A avaliação do Departamento de Defesa ocorre depois de o Congresso pressionar pela inclusão das questões climáticas nos planos estratégicos. Os modelos climáticos do Departamento se baseiam em sofisticados programas meteorológicos da Marinha e da Força Aérea dos EUA, além de pesquisas climáticas da Nasa (agência espacial) e da Noaa (agência oceânico-atmosférica).
O Pentágono e o Departamento de Estado há anos estudam questões relativas à dependência de fontes energéticas estrangeiras, mas só agora estão levando em conta os efeitos do aquecimento global em seu planejamento de longo prazo.

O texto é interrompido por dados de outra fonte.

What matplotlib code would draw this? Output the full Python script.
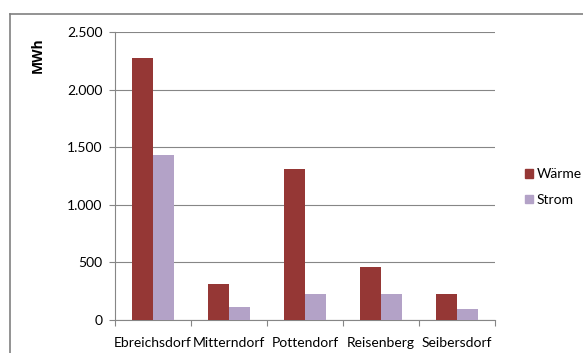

Um clima em mutação constitui diversos desafios aos militares. Muitas das suas instalações críticas estão em risco devido à elevação dos mares e a maremotos. Um dos locais vulneráveis é Diego Garcia, um atol no oceano Índico, a cerca de um metro de altitude, que serve de centro logístico para as forças britânicas e norte-americanas no Oriente Médio.

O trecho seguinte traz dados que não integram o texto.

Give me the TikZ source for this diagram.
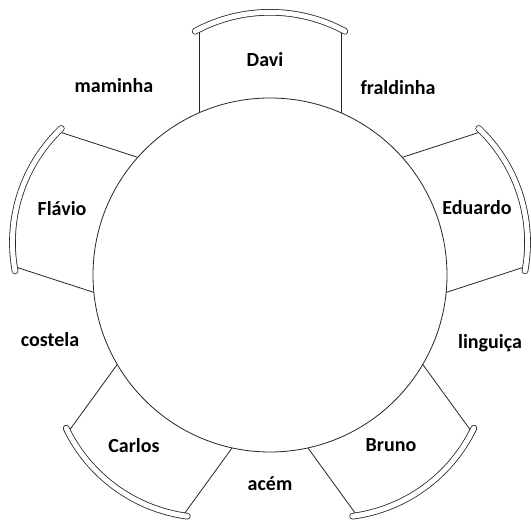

O degelo do Ártico também gera novos problemas aos militares. O encolhimento da calota polar, que ocorre num ritmo mais acelerado do que se previa há poucos anos, abre um canal de navegação que precisa ser defendido e expõe recursos submarinos que já são foco de disputa internacional.
Dory, que ocupa cargos importantes no Pentágono desde o governo Bill Clinton (1993-2001), disse que desde o ano passado tem notado grandes avanços no pensamento militar a respeito da mudança climática. "Essas questões agora têm de ser incluídas [nas estratégias de segurança nacional] e confrontadas", disse ela.
O Conselho de Inteligência Nacional terminou no ano passado sua primeira avaliação das implicações da mudança climática para a segurança dos EUA. Ele concluiu que a mudança climática por si só teria impactos geopolíticos significativos no mundo todo e contribuiria com diversos problemas, inclusive a pobreza, a degradação ambiental e o enfraquecimento de governos nacionais. As tempestades, secas e crises alimentares resultantes do aquecimento planetário nas próximas décadas criariam numerosas emergências humanitárias, alertou o relatório.
"As demandas dessas potenciais reações humanitárias podem onerar significativamente o transporte militar e as estruturas das forças de apoio, resultando em uma sobrecarga e numa profundidade estratégica reduzida para as operações de combate", disse o texto.
A comunidade de inteligência prepara uma série de relatórios sobre o impacto da mudança climática em países como China e Índia, um estudo sobre combustíveis alternativos e um exame de como as relações entre as grandes potências podem ser abaladas pela mudança climática.
"Pagaremos por isso de uma forma ou de outra", escreveu o general reservista Anthony Zinni, num recente relatório que ele preparou como membro do conselho consultivo militar para questões energéticas e climáticas do CNA, entidade privada que faz pesquisas para a Marinha americana. "Vamos pagar para reduzir as emissões de gases-estufa hoje, em um golpe econômico de algum tipo. Ou pagaremos o preço mais tarde em termos militares. E isso envolverá vidas humanas."